IHU On-Line - Então, é correto falar em desaceleração da economia e que o decrescimento será indispensável para a nossa sobrevivência?
André Trigueiro - Se existe um lado positivo desta crise, é que ela talvez possa ensinar alguns de nós que é possível viver bem com menos; eu diria até que é necessário menos para viver melhor e que talvez possamos descobrir outros motivos dignos, interessantes e atraentes para viver do que apenas respirar lucro. As crises ensinam muito, principalmente a prestar atenção aos sinais.
IHU On-Line - Então, com as crises, é possível pensar em outra economia, outro estilo de vida, uma outra civilização? E que modelo de energia o senhor sugere para essa outra sociedade ideal?
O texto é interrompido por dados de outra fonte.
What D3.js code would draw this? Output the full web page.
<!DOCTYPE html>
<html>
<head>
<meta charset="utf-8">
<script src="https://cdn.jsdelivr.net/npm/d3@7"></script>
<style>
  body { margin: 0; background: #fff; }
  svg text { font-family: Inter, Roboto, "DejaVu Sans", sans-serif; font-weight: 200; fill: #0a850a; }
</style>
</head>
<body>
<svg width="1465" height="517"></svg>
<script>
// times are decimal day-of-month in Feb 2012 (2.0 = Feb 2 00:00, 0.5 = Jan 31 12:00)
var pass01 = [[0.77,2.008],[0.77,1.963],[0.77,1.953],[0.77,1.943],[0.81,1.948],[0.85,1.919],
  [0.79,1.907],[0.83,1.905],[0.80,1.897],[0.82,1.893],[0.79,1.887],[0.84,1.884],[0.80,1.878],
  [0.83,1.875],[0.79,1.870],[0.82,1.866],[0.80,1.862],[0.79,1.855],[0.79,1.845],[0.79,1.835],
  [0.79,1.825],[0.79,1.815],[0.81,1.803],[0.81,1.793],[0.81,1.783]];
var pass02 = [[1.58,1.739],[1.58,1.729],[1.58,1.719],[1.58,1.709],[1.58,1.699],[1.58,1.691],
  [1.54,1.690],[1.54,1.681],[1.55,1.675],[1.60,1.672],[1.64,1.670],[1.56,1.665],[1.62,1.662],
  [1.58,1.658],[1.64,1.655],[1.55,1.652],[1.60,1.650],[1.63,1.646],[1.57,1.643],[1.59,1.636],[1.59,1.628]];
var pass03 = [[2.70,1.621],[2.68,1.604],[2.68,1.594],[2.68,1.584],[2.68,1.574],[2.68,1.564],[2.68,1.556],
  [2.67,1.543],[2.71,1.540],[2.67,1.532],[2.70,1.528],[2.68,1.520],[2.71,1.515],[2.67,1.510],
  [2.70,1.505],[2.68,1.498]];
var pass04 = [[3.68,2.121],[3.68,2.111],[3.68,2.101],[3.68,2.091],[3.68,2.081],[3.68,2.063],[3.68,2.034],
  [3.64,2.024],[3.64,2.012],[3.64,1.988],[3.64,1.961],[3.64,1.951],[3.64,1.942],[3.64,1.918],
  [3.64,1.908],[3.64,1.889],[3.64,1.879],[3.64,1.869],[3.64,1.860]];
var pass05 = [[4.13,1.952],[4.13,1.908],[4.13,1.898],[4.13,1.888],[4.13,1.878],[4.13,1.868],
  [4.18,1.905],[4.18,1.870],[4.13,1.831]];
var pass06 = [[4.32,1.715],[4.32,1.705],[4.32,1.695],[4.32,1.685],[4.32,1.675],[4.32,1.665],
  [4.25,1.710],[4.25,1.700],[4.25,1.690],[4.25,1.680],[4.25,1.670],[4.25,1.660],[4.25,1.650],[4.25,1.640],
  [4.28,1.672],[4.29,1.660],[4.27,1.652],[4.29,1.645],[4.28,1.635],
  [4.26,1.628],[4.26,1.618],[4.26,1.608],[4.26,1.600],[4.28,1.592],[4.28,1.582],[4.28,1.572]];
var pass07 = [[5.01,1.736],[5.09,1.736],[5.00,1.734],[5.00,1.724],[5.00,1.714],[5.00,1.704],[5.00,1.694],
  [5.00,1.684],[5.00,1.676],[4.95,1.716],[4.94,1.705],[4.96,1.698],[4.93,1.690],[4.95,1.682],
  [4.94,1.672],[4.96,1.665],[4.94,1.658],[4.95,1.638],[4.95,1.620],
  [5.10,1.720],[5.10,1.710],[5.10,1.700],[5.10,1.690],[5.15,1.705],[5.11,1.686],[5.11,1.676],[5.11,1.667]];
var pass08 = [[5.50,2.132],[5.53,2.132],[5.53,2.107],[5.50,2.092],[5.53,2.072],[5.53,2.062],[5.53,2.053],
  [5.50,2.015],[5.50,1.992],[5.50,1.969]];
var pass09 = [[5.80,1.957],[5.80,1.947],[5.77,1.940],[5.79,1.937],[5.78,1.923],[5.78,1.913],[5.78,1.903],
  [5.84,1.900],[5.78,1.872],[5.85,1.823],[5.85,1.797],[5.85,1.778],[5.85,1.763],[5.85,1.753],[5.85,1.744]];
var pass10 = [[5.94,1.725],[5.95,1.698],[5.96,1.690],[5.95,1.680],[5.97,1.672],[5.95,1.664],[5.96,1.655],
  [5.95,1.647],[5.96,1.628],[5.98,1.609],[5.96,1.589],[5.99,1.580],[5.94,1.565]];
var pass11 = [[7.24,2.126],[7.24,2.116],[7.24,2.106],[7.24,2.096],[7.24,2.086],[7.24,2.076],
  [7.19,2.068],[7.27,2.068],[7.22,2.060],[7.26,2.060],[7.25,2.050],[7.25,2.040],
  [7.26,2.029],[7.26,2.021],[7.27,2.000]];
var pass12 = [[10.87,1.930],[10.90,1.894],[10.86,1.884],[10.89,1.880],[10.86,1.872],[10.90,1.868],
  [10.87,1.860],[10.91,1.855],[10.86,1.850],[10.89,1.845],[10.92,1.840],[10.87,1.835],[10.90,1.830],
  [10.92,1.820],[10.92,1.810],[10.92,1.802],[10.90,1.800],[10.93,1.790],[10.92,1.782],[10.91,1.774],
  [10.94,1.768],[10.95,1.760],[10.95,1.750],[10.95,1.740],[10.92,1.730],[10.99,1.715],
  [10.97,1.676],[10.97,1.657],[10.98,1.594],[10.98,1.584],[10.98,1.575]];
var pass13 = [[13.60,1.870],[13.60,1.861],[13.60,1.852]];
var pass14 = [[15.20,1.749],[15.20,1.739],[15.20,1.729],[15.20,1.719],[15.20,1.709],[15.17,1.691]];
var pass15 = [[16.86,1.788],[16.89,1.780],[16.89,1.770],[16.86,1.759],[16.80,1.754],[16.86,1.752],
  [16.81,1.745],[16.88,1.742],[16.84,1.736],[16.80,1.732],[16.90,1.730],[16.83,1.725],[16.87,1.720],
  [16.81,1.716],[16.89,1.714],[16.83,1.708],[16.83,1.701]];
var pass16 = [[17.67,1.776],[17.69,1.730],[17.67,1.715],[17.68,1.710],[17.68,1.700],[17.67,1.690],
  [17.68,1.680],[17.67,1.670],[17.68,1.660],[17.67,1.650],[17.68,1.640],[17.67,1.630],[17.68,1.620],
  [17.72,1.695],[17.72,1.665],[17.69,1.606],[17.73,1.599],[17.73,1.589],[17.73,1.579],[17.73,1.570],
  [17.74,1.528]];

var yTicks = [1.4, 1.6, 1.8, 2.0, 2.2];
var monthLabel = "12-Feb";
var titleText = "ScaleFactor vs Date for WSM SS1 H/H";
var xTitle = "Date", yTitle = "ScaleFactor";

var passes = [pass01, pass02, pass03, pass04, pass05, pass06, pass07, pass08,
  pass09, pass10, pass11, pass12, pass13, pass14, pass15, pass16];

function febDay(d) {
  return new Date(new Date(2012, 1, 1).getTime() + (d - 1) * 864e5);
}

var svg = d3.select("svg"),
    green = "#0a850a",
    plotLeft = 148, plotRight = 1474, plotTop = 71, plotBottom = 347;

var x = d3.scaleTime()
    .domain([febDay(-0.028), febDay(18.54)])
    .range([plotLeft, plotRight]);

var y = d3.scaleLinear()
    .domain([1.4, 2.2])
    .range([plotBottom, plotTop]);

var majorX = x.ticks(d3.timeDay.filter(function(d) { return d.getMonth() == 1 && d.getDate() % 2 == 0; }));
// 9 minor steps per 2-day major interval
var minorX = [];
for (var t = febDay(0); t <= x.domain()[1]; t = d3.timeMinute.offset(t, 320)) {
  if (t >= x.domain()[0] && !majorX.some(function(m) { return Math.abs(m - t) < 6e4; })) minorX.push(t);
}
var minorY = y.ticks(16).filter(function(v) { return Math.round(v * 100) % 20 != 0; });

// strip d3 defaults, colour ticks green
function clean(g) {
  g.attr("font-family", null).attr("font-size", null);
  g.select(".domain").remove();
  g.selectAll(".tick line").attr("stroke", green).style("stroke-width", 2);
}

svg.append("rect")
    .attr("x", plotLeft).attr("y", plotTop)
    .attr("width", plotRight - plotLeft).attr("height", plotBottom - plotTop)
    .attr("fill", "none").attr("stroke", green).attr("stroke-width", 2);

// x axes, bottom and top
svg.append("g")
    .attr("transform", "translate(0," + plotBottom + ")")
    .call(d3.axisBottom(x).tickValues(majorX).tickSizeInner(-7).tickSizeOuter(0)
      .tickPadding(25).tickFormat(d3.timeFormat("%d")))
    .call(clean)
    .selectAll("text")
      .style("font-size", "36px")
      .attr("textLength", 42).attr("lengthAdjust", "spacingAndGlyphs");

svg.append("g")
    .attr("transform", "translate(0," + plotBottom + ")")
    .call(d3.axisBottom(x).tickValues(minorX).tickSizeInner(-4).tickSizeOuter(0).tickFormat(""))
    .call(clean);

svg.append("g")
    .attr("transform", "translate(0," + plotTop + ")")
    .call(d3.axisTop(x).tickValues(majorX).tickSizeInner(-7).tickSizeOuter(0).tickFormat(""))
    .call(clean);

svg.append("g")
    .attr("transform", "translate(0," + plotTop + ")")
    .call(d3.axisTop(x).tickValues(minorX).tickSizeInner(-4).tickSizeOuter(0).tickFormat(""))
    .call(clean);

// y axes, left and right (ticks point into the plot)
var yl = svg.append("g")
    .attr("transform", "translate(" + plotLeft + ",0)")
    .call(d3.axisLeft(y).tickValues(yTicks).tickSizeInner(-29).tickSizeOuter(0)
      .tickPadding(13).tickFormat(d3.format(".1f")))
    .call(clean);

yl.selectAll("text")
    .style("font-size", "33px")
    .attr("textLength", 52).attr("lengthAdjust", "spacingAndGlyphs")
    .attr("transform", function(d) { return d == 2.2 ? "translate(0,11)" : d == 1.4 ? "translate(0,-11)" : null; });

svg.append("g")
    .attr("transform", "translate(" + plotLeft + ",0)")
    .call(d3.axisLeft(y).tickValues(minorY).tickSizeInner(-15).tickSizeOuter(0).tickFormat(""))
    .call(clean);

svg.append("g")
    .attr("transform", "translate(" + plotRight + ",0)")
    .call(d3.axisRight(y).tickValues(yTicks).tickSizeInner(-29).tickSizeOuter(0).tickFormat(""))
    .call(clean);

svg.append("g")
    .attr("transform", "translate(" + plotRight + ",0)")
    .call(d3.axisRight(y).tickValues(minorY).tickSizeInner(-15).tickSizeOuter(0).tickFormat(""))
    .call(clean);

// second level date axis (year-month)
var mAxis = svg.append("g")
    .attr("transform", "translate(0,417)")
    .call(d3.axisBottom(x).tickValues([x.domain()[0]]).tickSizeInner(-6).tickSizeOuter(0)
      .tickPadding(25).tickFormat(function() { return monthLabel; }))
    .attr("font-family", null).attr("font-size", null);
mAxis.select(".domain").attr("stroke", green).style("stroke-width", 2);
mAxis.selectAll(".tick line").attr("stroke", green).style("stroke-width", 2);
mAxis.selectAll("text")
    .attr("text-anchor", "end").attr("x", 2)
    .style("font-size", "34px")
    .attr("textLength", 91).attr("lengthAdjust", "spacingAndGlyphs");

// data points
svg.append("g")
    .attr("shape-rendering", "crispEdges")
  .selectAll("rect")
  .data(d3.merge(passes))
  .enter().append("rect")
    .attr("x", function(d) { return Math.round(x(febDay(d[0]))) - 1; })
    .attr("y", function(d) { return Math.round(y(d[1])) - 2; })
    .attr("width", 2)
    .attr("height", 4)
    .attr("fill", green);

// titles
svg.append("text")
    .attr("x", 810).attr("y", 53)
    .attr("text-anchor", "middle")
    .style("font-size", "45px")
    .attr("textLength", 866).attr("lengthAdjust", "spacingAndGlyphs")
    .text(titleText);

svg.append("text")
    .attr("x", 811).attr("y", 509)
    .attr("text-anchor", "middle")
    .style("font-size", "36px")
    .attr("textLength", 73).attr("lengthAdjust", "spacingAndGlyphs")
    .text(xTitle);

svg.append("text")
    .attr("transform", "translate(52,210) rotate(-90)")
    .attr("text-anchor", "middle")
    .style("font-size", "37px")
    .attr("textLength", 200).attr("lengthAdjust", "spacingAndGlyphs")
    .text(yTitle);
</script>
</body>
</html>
André Trigueiro - É evidente que o modelo de energia ideal seja aquele que determina a emissão zero de carbono, mas não se alcança isso rápido. Há um período de transição, precisamos considerar, que pode levar 10, 20, 30 anos. Ainda precisamos e dependemos muito de petróleo, carvão e gás. Mas o modelo ideal é o da energia limpa e renovável, com muita pesquisa na direção da inovação tecnológica, buscando no hidrogênio, na energia geotérmica, na energia das ondas do mar, do sol, do vento, da biomassa, como podemos diversificar ao máximo a matriz e consumir de forma inteligente. Não adianta sofisticar ou limpar a matriz energética se as pessoas não mudam os hábitos de consumo. Quando falamos de inclusão social, falamos de inserir as pessoas num mundo onde há dignidade na sociedade, num estilo de vida onde se possa dispor de uma casa, de educação, saúde, lazer, transporte adequado. Se quisermos promover inclusão social, teremos uma demanda muito grande de matéria prima energética. É importante lembrar que, hoje, 20% da humanidade consome 80% dos recursos. Essa conta não fecha se a elite do mundo não repensar hábitos de consumo. Mesmo ganhando bem, não precisamos gastar tudo nas compras. E não se promove essa guinada sem educação.